With all pictures omitted, return verbatim the lines from the beginning of the records below through the line containing "600, 700, 800];".

• • • • •

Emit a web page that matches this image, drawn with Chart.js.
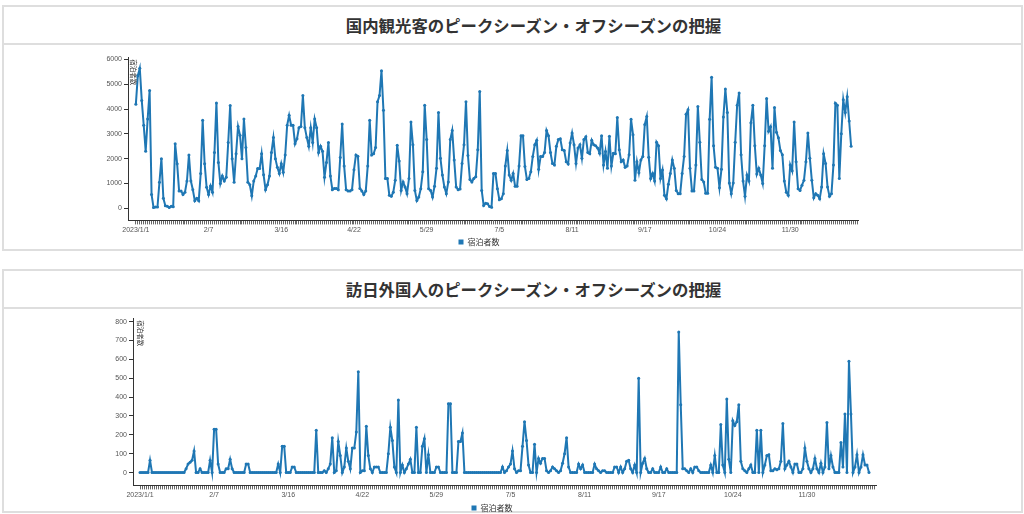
<!DOCTYPE html>
<html lang="ja">
<head>
<meta charset="utf-8">
<title>ピークシーズン・オフシーズンの把握</title>
<script src="https://cdn.jsdelivr.net/npm/chart.js@4.4.1/dist/chart.umd.min.js"></script>
<style>
  html, body { margin: 0; padding: 0; background: #fff; }
  body { width: 1024px; height: 514px; position: relative; overflow: hidden; font-family: "Noto Sans CJK JP", sans-serif; }
  .panel { position: absolute; left: 2px; width: 1017px; border: 2px solid #dedede; }
  .panel h2 { margin: 0; height: 36px; line-height: 36px; border-bottom: 2px solid #dedede; text-align: center;
              font-size: 16.4px; font-weight: bold; color: #333; padding-left: 42px; }
  .box { position: absolute; }
</style>
</head>
<body>
<div class="panel" style="top:5px;height:242px;"><h2 id="title1"></h2></div>
<div class="panel" style="top:269px;height:240px;"><h2 id="title2"></h2></div>
<div class="box" style="left:100px;top:46px;width:764px;height:210px;"><canvas id="domesticChart"></canvas></div>
<div class="box" style="left:108px;top:309px;width:776px;height:213px;"><canvas id="inboundChart"></canvas></div>
<script>
// titles / labels
const titles = ['国内観光客のピークシーズン・オフシーズンの把握', '訪日外国人のピークシーズン・オフシーズンの把握'];
const seriesName = '宿泊者数';
const axisTitle = '宿泊者数';

// x axis: one point per day from 2023/1/1, labelled every 37 days
const tickDays = [0, 37, 74, 111, 148, 185, 222, 259, 296, 333];
const tickLabels = ['2023/1/1', '2/7', '3/16', '4/22', '5/29', '7/5', '8/11', '9/17', '10/24', '11/30'];

const yTicksDomestic = [0, 1000, 2000, 3000, 4000, 5000, 6000];
const yTicksInbound = [0, 100, 200, 300, 400, 500, 600, 700, 800];

// domestic guests, daily
const domestic = [
  4200,5350,5650,4350,3350,2300,3600,4750,550,30,
  50,50,1050,2000,400,100,80,30,80,60,
  2600,1800,700,700,550,650,1100,2150,1100,750,
  300,400,300,1400,3550,1800,850,550,900,650,
  2250,4250,1850,1000,1300,1100,1250,2650,4150,2000,
  1050,2200,3300,2950,2000,3600,2450,1050,950,500,
  1100,1300,1600,1600,2200,1350,750,950,1300,2250,
  2850,2000,1650,1400,1800,1450,2150,3350,3750,3350,
  3350,2600,2800,3250,3300,4550,3250,2850,2500,3250,
  2650,3600,3250,2250,2500,2300,1250,1850,2650,1300,
  750,800,800,750,2050,3400,1700,750,700,700,
  750,1550,2150,2100,800,700,550,700,1700,3550,
  2150,2200,2450,4300,4550,5550,3950,
  1200,1200,520,480,650,1130,2540,1910,720,1060,
  860,590,1200,3480,2560,720,310,450,790,1470,
  4160,2770,790,720,450,890,1610,3860,2020,1340,
  860,590,1060,2770,3140,1950,860,750,780,1810,
  2560,4300,2130,1160,1060,1200,1270,2360,4710,720,
  110,200,180,70,40,1400,1400,790,340,380,
  590,1700,2330,1340,1130,1400,890,890,1700,2930,
  2930,1680,1160,1200,1470,2090,2560,2740,1570,2090,
  2090,2250,3140,2930,2250,1810,1750,2500,2770,2800,
  2360,2330,1880,1790,2630,3040,2560,1810,2430,2560,
  2020,2770,2880,2250,2200,2740,2560,2520,2430,2220,
  2930,1750,2290,1610,2900,1700,2220,2200,3660,2360,
  1880,1950,1650,1700,2160,3590,2970,1130,1880,1430,
  1950,2090,3380,3700,2060,1200,1400,1100,2660,2520,
  1200,1540,520,380,970,1400,1950,1610,720,590,
  590,1400,
  2090,3790,3970,1610,700,700,1750,4110,2660,1160,
  1060,610,610,3590,5290,2520,1650,1610,830,1570,
  3680,4810,3860,1020,590,1020,2660,4160,4650,2160,
  1100,480,1340,1100,3450,4160,2520,1380,1610,1340,
  1000,2520,4430,3110,3290,1610,4060,3070,2840,2330,
  2160,1100,650,520,1750,1510,3480,1880,790,720,
  930,1130,1880,3040,2020,1130,420,590,520,380,
  860,2200,1810,860,480,590,1750,4240,4160,1200,
  3010,4380,3860,4500,3520,2500
];

// foreign visitors, daily
const inbound = [
  0,0,0,0,0,65,0,0,0,0,
  0,0,0,0,0,0,0,0,0,0,
  0,0,0,20,45,55,65,115,0,0,
  20,0,0,0,0,65,0,230,230,45,
  0,0,0,20,20,70,20,0,0,0,
  0,0,0,45,45,0,0,0,0,0,
  0,0,0,0,0,0,0,0,0,45,
  0,140,140,0,0,0,30,30,0,0,
  0,0,0,0,0,0,0,0,225,0,
  0,0,10,0,20,45,185,0,10,165,
  90,0,30,130,60,20,130,130,215,535,
  0,10,10,245,90,20,0,30,30,30,
  0,0,0,0,100,240,170,30,0,385,
  0,40,0,20,45,70,0,0,240,0,
  0,140,180,0,95,0,0,0,30,30,
  0,0,0,0,365,365,0,0,0,165,
  165,210,0,0,0,0,0,0,0,0,
  0,0,0,0,0,0,0,0,0,0,
  0,30,0,10,30,45,115,20,0,10,
  10,140,270,170,40,0,0,150,0,75,
  50,75,75,10,0,10,30,20,10,0,
  10,50,100,185,30,0,0,0,0,45,
  20,40,0,0,0,0,0,45,20,10,
  0,10,10,0,0,0,0,30,30,0,
  30,0,20,60,65,20,0,40,0,500,
  0,50,75,20,0,0,20,0,0,0,
  30,0,0,20,0,0,0,0,0,745,
  360,20,20,10,0,20,0,30,30,10,
  0,0,0,0,0,40,0,90,0,0,
  255,40,0,390,70,0,275,250,270,360,
  60,20,10,0,20,40,0,0,225,0,
  225,0,40,90,95,10,10,20,15,20,
  60,260,20,40,60,30,0,45,45,0,
  0,20,130,60,20,0,20,75,20,0,
  50,0,30,265,20,90,30,0,0,0,
  160,30,310,0,590,310,0,30,95,0,
  30,95,40,40,0
];

document.getElementById('title1').textContent = titles[0];
document.getElementById('title2').textContent = titles[1];

const blue = '#1f77b4';
const axisColor = '#333';
const labelColor = '#555';
const lastTick = 367;

// rotated axis caption drawn just inside the y axis
const axisNote = {
  id: 'axisNote',
  afterDraw(chart, args, opts) {
    const {ctx, chartArea} = chart;
    ctx.save();
    ctx.translate(chartArea.left + opts.dx, chartArea.top + opts.dy);
    ctx.rotate(Math.PI / 2);
    ctx.font = '6.5px "Noto Sans CJK JP"';
    ctx.fillStyle = '#333';
    ctx.textBaseline = 'middle';
    ctx.textAlign = 'left';
    ctx.fillText(axisTitle, 0, 0);
    ctx.restore();
  }
};

function makeChart(id, values, cfg) {
  const dayTicks = [];
  for (let d = 0; d <= lastTick; d++) dayTicks.push({value: d});
  return new Chart(document.getElementById(id), {
    type: 'line',
    data: {
      datasets: [{
        label: seriesName,
        data: values.map((v, i) => ({x: i, y: v})),
        borderColor: blue,
        backgroundColor: blue,
        borderWidth: 2,
        pointRadius: 1.5,
        pointBorderWidth: 0,
        pointBackgroundColor: blue,
        tension: 0,
        fill: false
      }]
    },
    options: {
      responsive: true,
      maintainAspectRatio: false,
      animation: false,
      layout: {padding: {left: 0, right: cfg.padRight, top: cfg.padTop, bottom: 0}},
      plugins: {
        tooltip: {enabled: false},
        axisNote: {dx: cfg.noteDx, dy: 2},
        legend: {
          position: 'bottom',
          labels: {
            boxWidth: 5,
            boxHeight: 5,
            padding: cfg.legendPad,
            color: '#333',
            font: {family: '"Noto Sans CJK JP"', size: 8},
            generateLabels: (chart) => Chart.defaults.plugins.legend.labels.generateLabels(chart)
              .map(l => Object.assign(l, {lineWidth: 0}))
          }
        }
      },
      scales: {
        x: {
          type: 'linear',
          min: cfg.xMin,
          max: 367.5,
          afterBuildTicks: (s) => { s.ticks = dayTicks.slice(); },
          afterFit: (s) => { s.height = 14; },
          border: {display: true, color: axisColor, width: 1},
          grid: {drawOnChartArea: false, drawTicks: true, tickLength: 4, color: '#666', lineWidth: 1},
          ticks: {
            autoSkip: false,
            maxRotation: 0,
            padding: 1,
            color: labelColor,
            font: {family: '"Liberation Sans", sans-serif', size: 7},
            callback: (v) => {
              const k = tickDays.indexOf(v);
              return k >= 0 ? tickLabels[k] : '';
            }
          }
        },
        y: {
          min: cfg.yMin,
          max: cfg.yMax,
          afterBuildTicks: (s) => { s.ticks = cfg.yTicks.map(v => ({value: v})); },
          afterFit: (s) => { s.width = cfg.yWidth; },
          border: {display: true, color: axisColor, width: 1},
          grid: {drawOnChartArea: false, drawTicks: true, tickLength: 4, color: axisColor},
          ticks: {
            padding: 2,
            color: labelColor,
            font: {family: '"Liberation Sans", sans-serif', size: 7},
            callback: (v) => String(v)
          }
        }
      }
    },
    plugins: [axisNote]
  });
}

makeChart('domesticChart', domestic, {
  xMin: -4, yMin: -490, yMax: 6090, yTicks: yTicksDomestic,
  yWidth: 28, padRight: 6, padTop: 11.3, legendPad: 3.6, noteDx: 5.5
});
makeChart('inboundChart', inbound, {
  xMin: -3.5, yMin: -68, yMax: 818, yTicks: yTicksInbound,
  yWidth: 25, padRight: 8, padTop: 9.3, legendPad: 4.6, noteDx: 7
});
</script>
</body>
</html>
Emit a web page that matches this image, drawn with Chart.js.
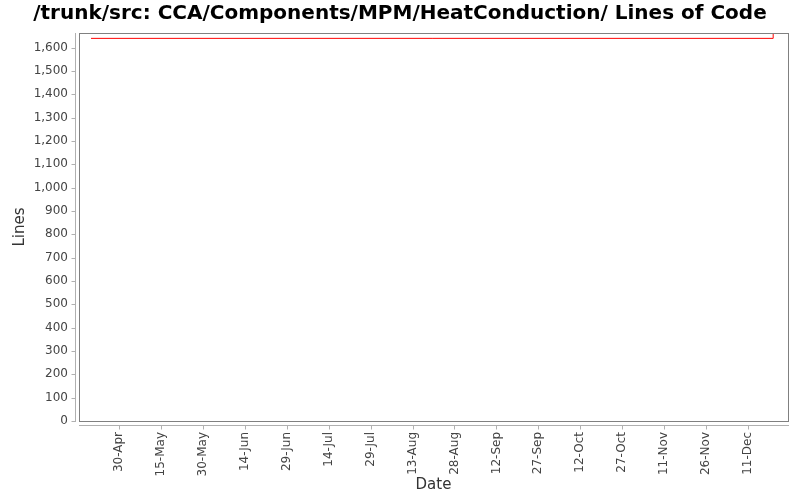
<!DOCTYPE html>
<html>
<head>
<meta charset="utf-8">
<script src="https://cdn.jsdelivr.net/npm/chart.js@4/dist/chart.umd.min.js"></script>
<style>
  html, body { margin: 0; padding: 0; background: #fff; }
  #wrap { width: 800px; height: 500px; }
</style>
</head>
<body>
<div id="wrap"><canvas id="loc"></canvas></div>
<script>
// values
var fechas = ['2008-04-20', '2008-12-20'];
var lineas = [1640, 1663];
// tick labels on the date axis, every 15 days
var etiquetasX = ['30-Apr', '15-May', '30-May', '14-Jun', '29-Jun', '14-Jul', '29-Jul', '13-Aug',
                  '28-Aug', '12-Sep', '27-Sep', '12-Oct', '27-Oct', '11-Nov', '26-Nov', '11-Dec'];
var inicio = '2008-04-30';
var yMax = 1663;

var DIA = 86400000;
function dias(f) {
    return (Date.parse(f) - Date.parse(inicio)) / DIA;
}

var puntos = fechas.map(function(f, i) {
    return {x: dias(f), y: lineas[i]};
});

// gray box round the plot, axis lines and tick marks a bit outside it
var marco = {
    id: 'marco',
    afterDraw: function(chart) {
        var a = chart.chartArea, ctx = chart.ctx;
        var L = Math.round(a.left), T = Math.round(a.top), R = Math.round(a.right), B = Math.round(a.bottom);
        ctx.save();
        ctx.strokeStyle = '#808080';
        ctx.lineWidth = 1;
        ctx.strokeRect(L + 0.5, T + 0.5, R - L, B - T);
        ctx.strokeStyle = '#b0b0b0';
        ctx.beginPath();
        ctx.moveTo(L - 3.5, T);
        ctx.lineTo(L - 3.5, B + 1);
        ctx.moveTo(L, B + 4.5);
        ctx.lineTo(R + 1, B + 4.5);
        chart.scales.y.ticks.forEach(function(t) {
            var py = Math.round(chart.scales.y.getPixelForValue(t.value)) + 0.5;
            ctx.moveTo(L - 3.5, py);
            ctx.lineTo(L - 7.5, py);
        });
        chart.scales.x.ticks.forEach(function(t) {
            var px = Math.round(chart.scales.x.getPixelForValue(t.value)) + 0.5;
            ctx.moveTo(px, B + 4.5);
            ctx.lineTo(px, B + 8.5);
        });
        ctx.stroke();
        ctx.restore();
    }
};

var config = {
    type: 'line',
    data: {
        datasets: [{
            label: 'Lines',
            data: puntos,
            stepped: true,
            borderColor: '#ff0000',
            borderWidth: 1,
            pointRadius: 0,
            fill: false
        }]
    },
    options: {
        responsive: true,
        maintainAspectRatio: false,
        animation: false,
        layout: { padding: 0 },
        plugins: {
            legend: { display: false },
            tooltip: { enabled: false },
            title: {
                display: true,
                text: '/trunk/src: CCA/Components/MPM/HeatConduction/ Lines of Code',
                color: '#000',
                font: { family: 'DejaVu Sans', size: 20, weight: 'bold', lineHeight: 1.2 },
                padding: { top: 2, bottom: 7 }
            }
        },
        scales: {
            x: {
                type: 'linear',
                min: dias(inicio) - 14.3,
                max: 239.3,
                afterBuildTicks: function(scale) {
                    scale.ticks = etiquetasX.map(function(t, i) { return {value: i * 15}; });
                },
                afterFit: function(scale) { scale.height = 79; },
                border: { display: false },
                grid: { display: false, drawTicks: false },
                ticks: {
                    autoSkip: false,
                    maxRotation: 90,
                    minRotation: 90,
                    padding: 11,
                    color: '#444',
                    font: { family: 'DejaVu Sans', size: 12 },
                    callback: function(v, i) { return etiquetasX[i]; }
                },
                title: {
                    display: true,
                    text: 'Date',
                    color: '#333',
                    font: { family: 'DejaVu Sans', size: 15 },
                    padding: { top: 0, bottom: 6 }
                }
            },
            y: {
                min: 0,
                max: yMax,
                afterBuildTicks: function(scale) {
                    scale.ticks = scale.ticks.filter(function(t) { return t.value % 100 === 0; });
                },
                afterFit: function(scale) { scale.width = 79; },
                border: { display: false },
                grid: { display: false, drawTicks: false },
                ticks: {
                    stepSize: 100,
                    padding: 11,
                    color: '#444',
                    font: { family: 'DejaVu Sans', size: 12 },
                    callback: function(v) { return v.toLocaleString('en-US'); }
                },
                title: {
                    display: true,
                    text: 'Lines',
                    color: '#333',
                    font: { family: 'DejaVu Sans', size: 15 },
                    padding: { top: 11, bottom: 0 }
                }
            },
            // empty strip on the right so the plot ends where it does in the picture
            derecha: {
                position: 'right',
                display: true,
                afterFit: function(scale) { scale.width = 12; },
                border: { display: false },
                grid: { display: false },
                ticks: { display: false }
            }
        }
    },
    plugins: [marco]
};

window.onload = function() {
    window.grafico = new Chart(document.getElementById('loc'), config);
};
</script>
</body>
</html>
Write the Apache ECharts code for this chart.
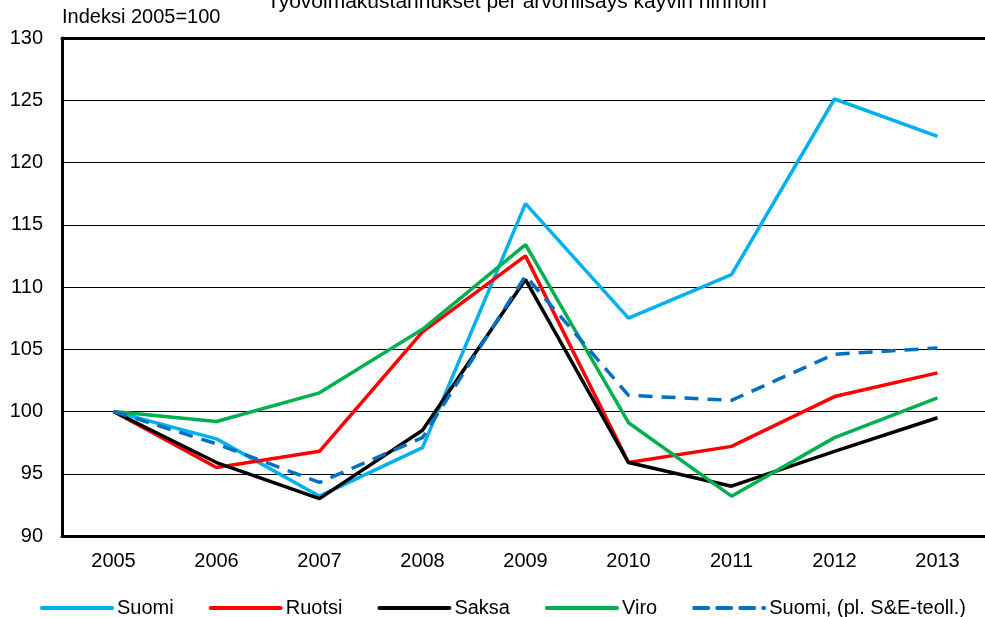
<!DOCTYPE html>
<html>
<head>
<meta charset="utf-8">
<script src="https://cdn.jsdelivr.net/npm/echarts@6/dist/echarts.min.js"></script>
<style>
    html, body { margin: 0; padding: 0; background: #fff; }
    #myCharts { width: 985px; height: 617px; }
</style>
</head>
<body>
<div id="myCharts"></div>
<script>
    // vuodet ja indeksit (2005=100)
    var years = ['2005', '2006', '2007', '2008', '2009', '2010', '2011', '2012', '2013'];
    var suomi = [100, 97.8, 93.2, 97.1, 116.7, 107.5, 111.0, 125.1, 122.1];
    var ruotsi = [100, 95.5, 96.8, 106.4, 112.5, 95.9, 97.2, 101.2, 103.1];
    var saksa = [100, 95.9, 93.0, 98.5, 110.6, 95.9, 94.0, 96.8, 99.5];
    var viro = [100, 99.2, 101.5, 106.6, 113.4, 99.1, 93.2, 97.9, 101.1];
    var suomiIlmanSE = [100, 97.4, 94.3, 97.9, 110.9, 101.3, 100.9, 104.6, 105.1];
    var yTicks = [90, 95, 100, 105, 110, 115, 120, 125, 130];

    var fontFamily = '"Liberation Sans", Arial, sans-serif';

    function lineSerie(name, data, color, dashed) {
        return {
            name: name,
            type: 'line',
            xAxisIndex: 0,
            data: data,
            symbol: 'none',
            smooth: false,
            lineStyle: {
                color: color,
                width: 3.5,
                type: dashed ? [14, 9] : 'solid'
            },
            itemStyle: { color: color }
        };
    }

    var myChart = echarts.init(document.getElementById('myCharts'));
    var options = {
        animation: false,
        textStyle: { fontFamily: fontFamily },
        title: {
            text: 'Työvoimakustannukset per arvonlisäys käyvin hinnoin',
            left: 262,
            top: -13,
            textStyle: { fontSize: 21, fontWeight: 'normal', color: '#000', fontFamily: fontFamily }
        },
        graphic: [{
            type: 'text',
            left: 62,
            top: 7,
            style: { text: 'Indeksi 2005=100', fontSize: 20, fill: '#000', fontFamily: fontFamily }
        }],
        grid: {
            left: 62,
            top: 38,
            width: 927,
            height: 498,
            outerBoundsMode: 'none',
            show: false
        },
        legend: {
            left: 35,
            top: 593,
            itemWidth: 70,
            itemHeight: 14,
            itemGap: 35,
            itemStyle: { opacity: 0 },
            lineStyle: { width: 4, cap: 'round' },
            textStyle: { fontSize: 20, color: '#000', fontFamily: fontFamily },
            data: ['Suomi', 'Ruotsi', 'Saksa', 'Viro', 'Suomi, (pl. S&E-teoll.)']
        },
        xAxis: [{
            type: 'category',
            data: years,
            boundaryGap: true,
            axisLine: { lineStyle: { color: '#000', width: 3 } },
            axisTick: { inside: true, length: 6, lineStyle: { color: '#000', width: 1 } },
            axisLabel: { fontSize: 20, color: '#000', margin: 15, fontFamily: fontFamily }
        }, {
            // ylärajan paksu viiva
            type: 'category',
            data: years,
            position: 'top',
            axisLine: { lineStyle: { color: '#000', width: 3 } },
            axisTick: { show: false },
            axisLabel: { show: false }
        }],
        yAxis: {
            type: 'value',
            min: yTicks[0],
            max: yTicks[yTicks.length - 1],
            interval: 5,
            axisLine: { show: true, lineStyle: { color: '#000', width: 3 } },
            axisTick: { show: false },
            splitLine: { lineStyle: { color: '#000', width: 1 } },
            axisLabel: { fontSize: 20, color: '#000', margin: 19, fontFamily: fontFamily }
        },
        series: [
            lineSerie('Suomi', suomi, '#00B0F0', false),
            lineSerie('Ruotsi', ruotsi, '#FF0000', false),
            lineSerie('Saksa', saksa, '#000000', false),
            lineSerie('Viro', viro, '#00B050', false),
            lineSerie('Suomi, (pl. S&E-teoll.)', suomiIlmanSE, '#0070C0', true)
        ]
    };
    myChart.setOption(options);
</script>
</body>
</html>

• • • • •

RESPONSE TO THIS EXERCISE |
Emit a web page that matches this image, drawn with Chart.js.
<!DOCTYPE html>
<html lang="ja">
<head>
<meta charset="utf-8">
<title>ピークシーズン・オフシーズンの把握</title>
<script src="https://cdn.jsdelivr.net/npm/chart.js@4.4.1/dist/chart.umd.min.js"></script>
<style>
  html, body { margin: 0; padding: 0; background: #fff; }
  body { width: 1024px; height: 514px; position: relative; overflow: hidden; font-family: "Noto Sans CJK JP", sans-serif; }
  .panel { position: absolute; left: 2px; width: 1017px; border: 2px solid #dedede; }
  .panel h2 { margin: 0; height: 36px; line-height: 36px; border-bottom: 2px solid #dedede; text-align: center;
              font-size: 16.4px; font-weight: bold; color: #333; padding-left: 42px; }
  .box { position: absolute; }
</style>
</head>
<body>
<div class="panel" style="top:5px;height:242px;"><h2 id="title1"></h2></div>
<div class="panel" style="top:269px;height:240px;"><h2 id="title2"></h2></div>
<div class="box" style="left:100px;top:46px;width:764px;height:210px;"><canvas id="domesticChart"></canvas></div>
<div class="box" style="left:108px;top:309px;width:776px;height:213px;"><canvas id="inboundChart"></canvas></div>
<script>
// titles / labels
const titles = ['国内観光客のピークシーズン・オフシーズンの把握', '訪日外国人のピークシーズン・オフシーズンの把握'];
const seriesName = '宿泊者数';
const axisTitle = '宿泊者数';

// x axis: one point per day from 2023/1/1, labelled every 37 days
const tickDays = [0, 37, 74, 111, 148, 185, 222, 259, 296, 333];
const tickLabels = ['2023/1/1', '2/7', '3/16', '4/22', '5/29', '7/5', '8/11', '9/17', '10/24', '11/30'];

const yTicksDomestic = [0, 1000, 2000, 3000, 4000, 5000, 6000];
const yTicksInbound = [0, 100, 200, 300, 400, 500, 600, 700, 800];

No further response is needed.